First mentioned in a letter leaked last month, Blinken dispatched U.S. Afghan envoy Zalmay Khalilzad to shop around a draft plan for Afghan peace. The draft covered “guiding principles for Afghanistan’s future,” the structure of a transitional government — a “Peace Government of Afghanistan” — and a roadmap for a “lasting ceasefire.”
As reported by TOLO News, a former Taliban commander, Sayed Akbar Agha, said, “The Taliban has said that things will not move forward unless the issue of withdrawal of US forces from Afghanistan is made clear, therefore, I think that the Turkey conference will not be held unless these issues are made clear.”
The Biden administration has deliberately avoided making an official call on the May 1 deadline. Various officials have stressed the logistical difficulty and associated risks of trying to meet it.

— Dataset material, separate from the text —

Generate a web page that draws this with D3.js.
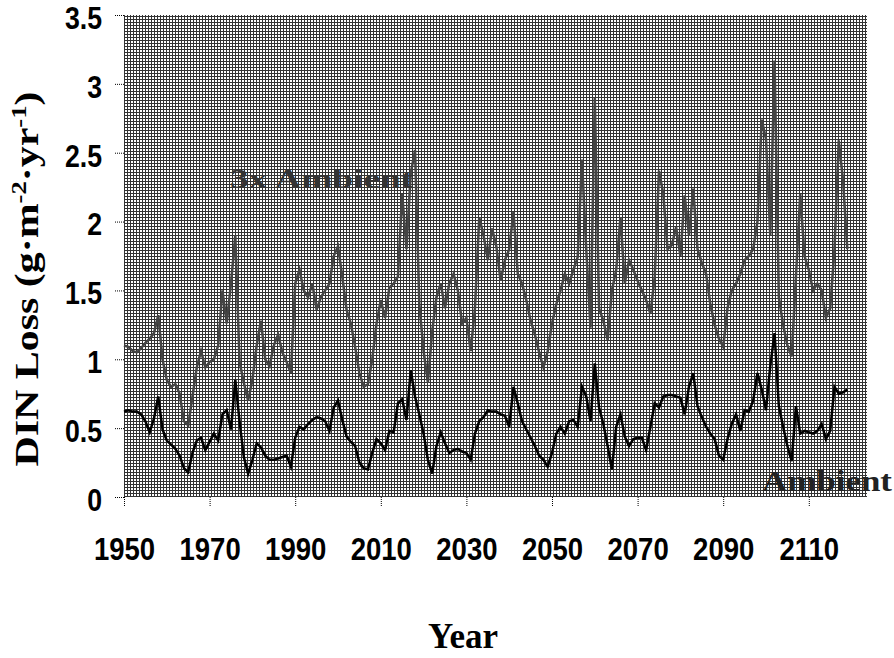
<!DOCTYPE html>
<html>
<head>
<meta charset="utf-8">
<script src="https://cdn.jsdelivr.net/npm/d3@7"></script>
<style>
  body { margin: 0; background: #fff; }
  svg { display: block; }
</style>
</head>
<body>
<div id="chart"></div>
<script>
// yearly DIN loss (1950 .. 2119)
var startYear = 1950;
var ambient = [
  .62, .63, .62, .62, .60, .55, .47, .57, .73, .49,
  .41, .38, .35, .30, .21, .18, .32, .41, .43, .34,
  .40, .46, .41, .60, .63, .49, .85, .55, .29, .17,
  .27, .39, .36, .30, .27, .27, .28, .29, .30, .22,
  .43, .51, .49, .53, .56, .58, .57, .55, .48, .65,
  .70, .56, .44, .40, .37, .25, .21, .20, .32, .42,
  .39, .34, .48, .47, .68, .71, .56, .92, .73, .60,
  .46, .27, .17, .37, .47, .39, .32, .34, .35, .33,
  .32, .27, .46, .55, .58, .63, .62, .62, .60, .59,
  .51, .80, .68, .55, .49, .43, .37, .30, .27, .22,
  .32, .46, .51, .46, .55, .56, .51, .80, .73, .55,
  .97, .65, .53, .37, .20, .51, .60, .44, .37, .42,
  .43, .43, .34, .51, .68, .65, .73, .74, .74, .73,
  .72, .60, .80, .90, .66, .58, .51, .46, .42, .30,
  .27, .42, .53, .60, .48, .63, .62, .70, .90, .78,
  .63, .95, 1.19, .66, .51, .37, .26, .66, .46, .48,
  .47, .46, .48, .53, .42, .48, .80, .75, .76, .78
];
var ambient3x = [
  1.10, 1.09, 1.06, 1.05, 1.08, 1.12, 1.15, 1.19, 1.32, 1.00,
  .85, .80, .82, .75, .55, .52, .73, .94, 1.06, .94,
  .98, 1.00, 1.10, 1.50, 1.26, 1.55, 1.90, .98, .83, .70,
  .85, 1.10, 1.28, 1.00, .95, 1.10, 1.18, 1.05, .98, .90,
  1.55, 1.65, 1.50, 1.45, 1.55, 1.36, 1.45, 1.50, 1.55, 1.75,
  1.82, 1.60, 1.36, 1.26, 1.09, .90, .80, .82, 1.00, 1.26,
  1.43, 1.30, 1.52, 1.55, 1.60, 2.20, 1.80, 2.35, 2.52, 1.40,
  1.06, .83, 1.20, 1.45, 1.55, 1.37, 1.55, 1.62, 1.50, 1.26,
  1.30, 1.06, 1.37, 2.03, 1.90, 1.72, 1.95, 1.82, 1.57, 1.72,
  1.80, 2.07, 1.62, 1.55, 1.43, 1.28, 1.18, 1.05, .94, 1.06,
  1.26, 1.40, 1.50, 1.62, 1.55, 1.65, 1.74, 2.45, 1.80, 1.23,
  2.90, 1.37, 1.28, 1.14, 1.50, 1.65, 2.03, 1.55, 1.72, 1.65,
  1.57, 1.50, 1.43, 1.33, 1.60, 2.37, 2.20, 1.80, 1.83, 1.96,
  1.75, 2.19, 1.90, 2.24, 1.80, 1.70, 1.62, 1.40, 1.25, 1.15,
  1.09, 1.37, 1.50, 1.55, 1.62, 1.72, 1.75, 1.80, 2.00, 2.74,
  2.60, 1.90, 3.17, 1.45, 1.25, 1.10, 1.02, 1.60, 2.20, 1.75,
  1.65, 1.50, 1.55, 1.50, 1.30, 1.37, 1.80, 2.59, 2.30, 1.80
];
var xTicks = [1950, 1970, 1990, 2010, 2030, 2050, 2070, 2090, 2110];
var yTicks = [0, 0.5, 1, 1.5, 2, 2.5, 3, 3.5];

var width = 894, height = 658;
var plotLeft = 124, plotRight = 867, plotTop = 15, plotBottom = 497;

var svg = d3.select("#chart").append("svg")
  .attr("width", width)
  .attr("height", height);

svg.append("rect").attr("width", width).attr("height", height).attr("fill", "#fff");

// stipple fill of the plot area
var pat = svg.append("defs").append("pattern")
  .attr("id", "stipple")
  .attr("patternUnits", "userSpaceOnUse")
  .attr("width", 3).attr("height", 3);
pat.append("rect").attr("width", 3).attr("height", 3).attr("fill", "#fff");
pat.append("rect").attr("x", 0).attr("y", 1).attr("width", 3).attr("height", 1).attr("fill", "#333");
pat.append("rect").attr("x", 1).attr("y", 0).attr("width", 1).attr("height", 3).attr("fill", "#333");

var x = d3.scaleLinear().domain([1950, 2123.6]).range([plotLeft, plotRight]);
var y = d3.scaleLinear().domain([0, 3.5]).range([plotBottom, plotTop]);

svg.append("rect")
  .attr("x", plotLeft).attr("y", plotTop)
  .attr("width", plotRight - plotLeft).attr("height", plotBottom - plotTop)
  .attr("fill", "url(#stipple)");

var line = d3.line()
  .x(function (d, i) { return x(startYear + i); })
  .y(function (d) { return y(d); });

svg.append("path")
  .datum(ambient3x)
  .attr("d", line)
  .attr("fill", "none")
  .attr("stroke", "#444")
  .attr("stroke-width", 2.5);

svg.append("path")
  .datum(ambient)
  .attr("d", line)
  .attr("fill", "none")
  .attr("stroke", "#000")
  .attr("stroke-width", 2.5);

// axes
var yAxis = svg.append("g")
  .attr("transform", "translate(" + plotLeft + ",0)")
  .call(d3.axisLeft(y).tickValues(yTicks).tickSize(9).tickPadding(13)
    .tickFormat(function (d) { return String(d); }));

var xAxis = svg.append("g")
  .attr("transform", "translate(0," + plotBottom + ")")
  .call(d3.axisBottom(x).tickValues(xTicks).tickSize(10).tickPadding(30)
    .tickFormat(d3.format("d")));

[yAxis, xAxis].forEach(function (g, k) {
  g.select(".domain").remove();
  g.selectAll(".tick line").attr("stroke", "#000").attr("stroke-dasharray", "1,1");
  g.selectAll(".tick text")
    .attr("fill", "#000")
    .style("font-family", "'Liberation Sans', Arial, sans-serif")
    .style("font-weight", "bold")
    .style("font-size", k === 0 ? "31px" : "32px")
    .each(function () {
      // the figure's digits are a little condensed
      var w = this.getComputedTextLength();
      d3.select(this).attr("textLength", w * 0.86).attr("lengthAdjust", "spacingAndGlyphs");
    });
});
yAxis.selectAll(".tick text").attr("dy", "0.43em");

// titles
var serif = "'Liberation Serif', 'Times New Roman', serif";

svg.append("text")
  .attr("x", 463).attr("y", 648)
  .attr("text-anchor", "middle")
  .style("font-family", serif).style("font-weight", "bold").style("font-size", "35px")
  .text("Year");

var yt = svg.append("text")
  .attr("transform", "translate(38,279) rotate(-90)")
  .attr("text-anchor", "middle")
  .attr("textLength", 375).attr("lengthAdjust", "spacingAndGlyphs")
  .style("font-family", serif).style("font-weight", "bold").style("font-size", "33px");
yt.append("tspan").text("DIN Loss (g\u00b7m");
yt.append("tspan").attr("dy", -12).style("font-size", "21px").text("-2");
yt.append("tspan").attr("dy", 12).text("\u00b7yr");
yt.append("tspan").attr("dy", -12).style("font-size", "21px").text("-1");
yt.append("tspan").attr("dy", 12).text(")");

svg.append("text")
  .attr("x", 230).attr("y", 188)
  .attr("textLength", 183).attr("lengthAdjust", "spacingAndGlyphs")
  .attr("fill", "#333")
  .style("font-family", serif).style("font-weight", "bold").style("font-size", "27px")
  .text("3x Ambient");

svg.append("text")
  .attr("x", 762).attr("y", 491)
  .attr("textLength", 130).attr("lengthAdjust", "spacingAndGlyphs")
  .attr("fill", "#222")
  .style("font-family", serif).style("font-weight", "bold").style("font-size", "29px")
  .text("Ambient");
</script>
</body>
</html>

But Biden has also said he “can’t picture” U.S. troops still in Afghanistan by 2022. Reports indicate that the administration has been seeking to negotiate for as much as a six month extension on the May 1 deadline with the Taliban, in hopes of not making a haphazard dash for the door or giving room for accusations that Washington can’t keep its promises.
The May 1 deadline comes from the Trump administration’s February 2020 deal with the Taliban. The Taliban have been accused of violating their commitments as outlined in the deal — including continued cooperation with al-Qaida — just as the Taliban have accused the United States of violating its end of the deal, too. One has to wonder what good the deal is if both sides believe the other has violated it.
It seems most likely that the United States will stay in Afghanistan beyond the May 1 deadline. The Taliban, of course, will rage that such an extension is a violation of the agreement and may, as a result, resume attacks against U.S. and NATO forces, which it had largely ceased since the February 2020 deal. The alternative isn’t necessarily better: A rapid withdrawal comes with serious risks and may necessitate the abandoning of expensive and lethal equipment Washington would rather not leave behind as the Taliban faces off with the Afghan government and the Afghan political sphere, never cohesive, splinters further.